I also think if a poster's intent is to be helpful, generally you would not have to worry about linguistical ideosyncracities of syntax as they will be more naturally interlaced with your words and thus, will be well taken whether or not the recipient agrees with what you said.

This is from some random place, but after experiencing this and 10 plus years of reading about it, it's a good synthesis which provides examples of covert uncivilty:

http://www.dailystrength.org/c/Physical_Emotional_Abuse/forum/3724789-covert-emotional-abuser-long

also

http://www.verbalabuse.com/

http://psychology.suite101.com/article.cfm/why_psychological_abuse_is_called_gaslighting

http://www.heart-2-heart.ca/sensitivity/

I wouldn't call anyone here an 'abuser'; however, the patterns of emotional abuse-laden language is very easy to detect if you have been exposed to it enough. It is common and predictable; but difficult to detect for those who have not had the experience.
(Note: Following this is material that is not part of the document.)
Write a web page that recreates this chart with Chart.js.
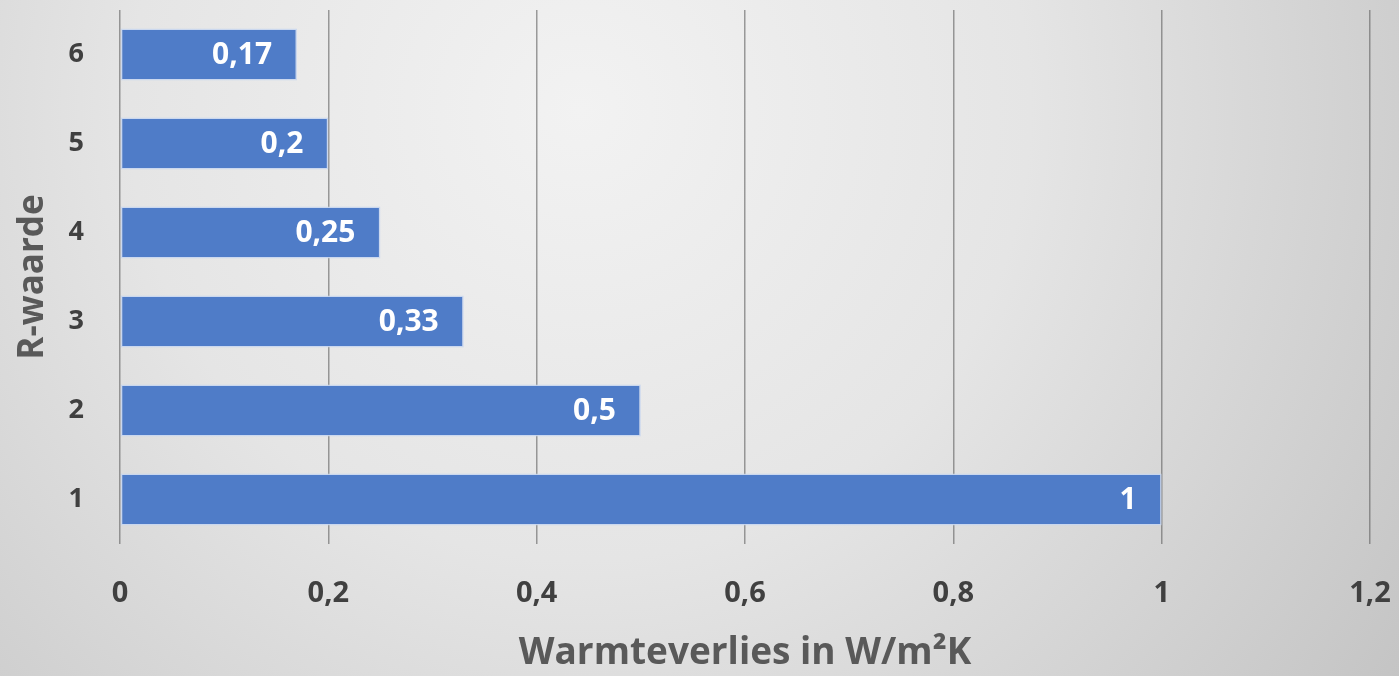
<!DOCTYPE html>
<html>
<head>
<meta charset="utf-8">
<script src="https://cdn.jsdelivr.net/npm/chart.js@4/dist/chart.umd.min.js"></script>
<style>
  html, body { margin: 0; padding: 0; background: #d8d8d8; }
  #wrap { width: 1399px; height: 676px; position: relative; }
</style>
</head>
<body>
<div id="wrap"><canvas id="c" width="1399" height="676"></canvas></div>
<script>
// R-waarde categories and heat loss per category (W/m²K)
const categories = ['1', '2', '3', '4', '5', '6'];
const warmteverlies = [1, 0.5, 0.33, 0.25, 0.2, 0.17];
const xTicks = [0, 0.2, 0.4, 0.6, 0.8, 1, 1.2];
const xTitle = 'Warmteverlies in W/m²K';
const yTitle = 'R-waarde';

const FONT = '"Open Sans", "Noto Sans", sans-serif';
const fmt = v => String(v).replace('.', ',');

// soft grey radial backdrop
const backdrop = {
  id: 'backdrop',
  beforeDraw(chart) {
    const { ctx, width, height } = chart;
    const g = ctx.createRadialGradient(580, 110, 0, 580, 110, 1000);
    g.addColorStop(0, '#f2f2f2');
    g.addColorStop(0.45, '#e5e5e5');
    g.addColorStop(1, '#c4c4c4');
    ctx.save();
    ctx.fillStyle = g;
    ctx.fillRect(0, 0, width, height);
    ctx.restore();
  }
};

// value labels inside the bar ends
const valueLabels = {
  id: 'valueLabels',
  afterDraw(chart) {
    const { ctx } = chart;
    const meta = chart.getDatasetMeta(0);
    ctx.save();
    ctx.font = `bold 30px ${FONT}`;
    ctx.fillStyle = '#ffffff';
    ctx.textAlign = 'right';
    ctx.textBaseline = 'middle';
    meta.data.forEach((bar, i) => {
      ctx.fillText(fmt(warmteverlies[i]), bar.x - 25, bar.y + 1);
    });
    ctx.restore();
  }
};

new Chart(document.getElementById('c'), {
  type: 'bar',
  data: {
    labels: categories,
    datasets: [{
      data: warmteverlies,
      backgroundColor: '#4f7cc8',
      borderColor: 'rgba(200,214,240,0.9)',
      borderWidth: 1.5,
      borderSkipped: false,
      categoryPercentage: 1,
      barPercentage: 0.585
    }]
  },
  options: {
    indexAxis: 'y',
    responsive: false,
    animation: false,
    layout: { padding: { top: 10, right: 29, left: 0, bottom: 0 } },
    plugins: { legend: { display: false }, tooltip: { enabled: false } },
    scales: {
      x: {
        type: 'linear',
        min: 0,
        max: 1.2,
        z: 1,
        afterBuildTicks: s => { s.ticks = xTicks.map(v => ({ value: v })); },
        afterFit: s => { s.height = 132; s.paddingLeft = 0; s.paddingRight = 0; },
        grid: { color: 'rgba(95,95,95,0.6)', lineWidth: 1.5, drawTicks: false },
        border: { display: false },
        ticks: {
          padding: 32,
          color: '#404040',
          font: { family: FONT, size: 29, weight: 'bold' },
          callback: v => fmt(v)
        },
        title: {
          display: true,
          text: xTitle,
          color: '#595959',
          font: { family: FONT, size: 37, weight: 'bold' },
          padding: { top: 0, bottom: 0 }
        }
      },
      y: {
        reverse: true,
        afterFit: s => { s.width = 120; s.paddingTop = 0; s.paddingBottom = 0; },
        grid: { display: false, drawTicks: false },
        border: { display: false },
        ticks: {
          padding: 36,
          color: '#404040',
          font: { family: FONT, size: 27, weight: 'bold' }
        },
        title: {
          display: true,
          text: yTitle,
          color: '#595959',
          font: { family: FONT, size: 35, weight: 'bold' },
          padding: { top: 12, bottom: 0 }
        }
      }
    }
  },
  plugins: [backdrop, valueLabels]
});
</script>
</body>
</html>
This does not neceassirly mean that those who write a certain way are abusers; but when others react in certain ways, such as feeling belittled, that could indicate that the writer was using that tone-perhaps unknowingly. And, from my experience, if a sensitive someone's reaction ends up being evidently hurt, they are probably reacting to uncivil intent--or language written that way-rather than being 'too sensitive'.

You do not notice this--and this is not a safe place for those who do. I have been thru every type of abuse, and this kind-by far-is the most damaging when it comes to personal relationships. Relationships on a forum don't capture that damage, but allowing it to happen here can hurt people when it is overlooked or dismissed by adminstration.